The case of Baron Yun Chi-ho excited special interest. The Baron being a noble of high family, the police used more care in extracting his confession. He was examined day after day for ten days, the same questions being asked and denied day after day. One day when his nerves were in shreds, they tortured another prisoner in front of his eyes, and the examiner told him that if he would not confess, he was likely to share the same fate. They told him that the others had confessed and been punished; a hundred men had admitted the facts. He did not know then that the charge against him was conspiracy to murder. He determined to make a false confession, to escape torture. He was worn out with the ceaseless questioning, and he was afraid.

The rehearing in the Court of Appeal lasted fifty-one days. In the last days many of the prisoners were allowed to speak for themselves. They made a very favourable impression. Judgment was delivered on March 20th. The original judgment was quashed in every case, and the cases reconsidered. Ninety-nine of the prisoners were found not guilty. Baron Yun Chi-ho, Yang Ki-tak and four others were convicted. Five of them were sentenced to six years' penal servitude, and one to five years. Two other appeals were made, but the only result was to increase the sentence of the sixth man to six years. Three of the men finally convicted had been members of the staff of the Dai Han Mai Il Shinpo. The Japanese do not forget or forgive readily. They had an old score to pay against the staff of that paper.

I have never yet met a man, English, American or Japanese, acquainted with the case, or who followed the circumstances, who believed that there had been any plot at all. The whole thing, from first to last, was entirely a police-created charge. The Japanese authorities showed later that they themselves did not believe it. On the coronation of the Japanese Emperor, in February, 1915, the six prisoners were released as a sign of "Imperial clemency." Baron Yun Chi-ho was appointed Secretary of the Y.M.C.A, at Seoul on his release, and Count Terauchi (whom he was supposed to have plotted to murder) thereupon gave a liberal subscription to the Y. funds.

There was one sequel to the case. The Secretary of the Korean Y.M.C.A., Mr. Gillett, having satisfied himself of the innocence of Baron Yun and his associates, while the trial was pending, sent a letter to prominent people abroad, telling the facts. The letter, by the indiscretion of one man who received it, was published in newspapers. The Japanese authorities, in consequence, succeeded in driving Mr. Gillett out of Korea. Before driving him out, they tried to get him to come over on their side. Mr. Komatsu, Director of the Bureau for Foreign Affairs, asked him and Mr. Gerdine, the President, to call on him. "The Government has met the demands of the missionary body and released ninety-nine out of the hundred and five prisoners who stood trial at the Appeal Court," said Mr. Komatsu. "It is to be expected that the missionary body will in return do something to put the Government in a strong and favourable light before the people of Japan." Mr. Komatsu added that Judge Suzuki's action was in reality the action of the Government-General, a quaint illustration of the independence of the judiciary in Korea.

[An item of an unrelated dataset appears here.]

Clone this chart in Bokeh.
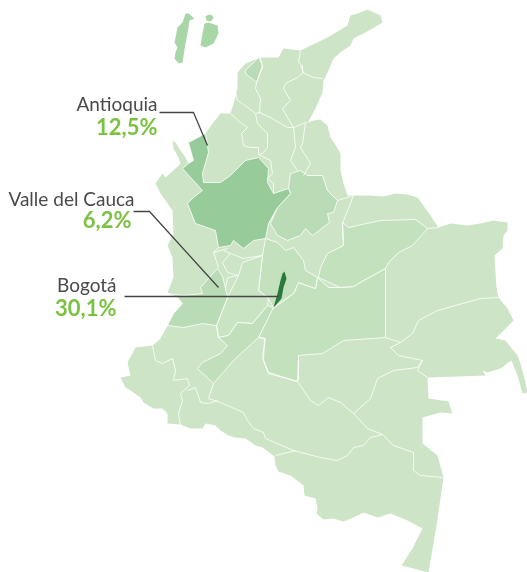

The Administration made a feeble attempt to deny the tortures. Its argument was that since torture was forbidden by law, it could not take place. Let we quote the official statement:

"A word should be added in reference to the absurd rumours spread abroad concerning it (the conspiracy case) such as that the measures taken by the authorities aimed at 'wiping out the Christian movement in Korea,' since the majority of the accused were Christian converts, and that most of the accused made 'false confessions against their will,' as they were subject to 'unendurable ill-treatment or torture.' As if such imputations could be sustained for one minute, when the modern regime ruling Japan is considered!… As to torture, several provisions of the Korean criminal code indirectly recognized it, but the law was revised and those provisions were rescinded when the former Korean law courts were reformed, by appointing to them Japanese judicial staffs, in August, 1908…. According to the new criminal law (judges, procurators or police) officials are liable, if they treat accused prisoners with violence or torture, to penal servitude or to imprisonment for a period not exceeding three years. In reply to the memorial presented to the Governor-General by certain missionaries in Korea, in January, 1912, he said, 'I assure you that the entire examination of the suspected persons or witnesses is being conducted in strict compliance with the provisions of the law, and the slightest divergence from the lawful process will under no circumstances be permitted.' How then could any one imagine that it was possible for officials under him to act under any other way than in accordance with the provisions of the law."

Unfortunately for the noble indignation of the writer, the torture left its marks, and many men are living as I write still bearing them. Others only escaped from the hell of the Japanese prison in Seoul to die. They were so broken that they never recovered.

XIV

THE INDEPENDENCE MOVEMENT

The people of Korea never assented to the annexation of their country. The Japanese control of means of communication prevented their protests from being fully known by the outside world.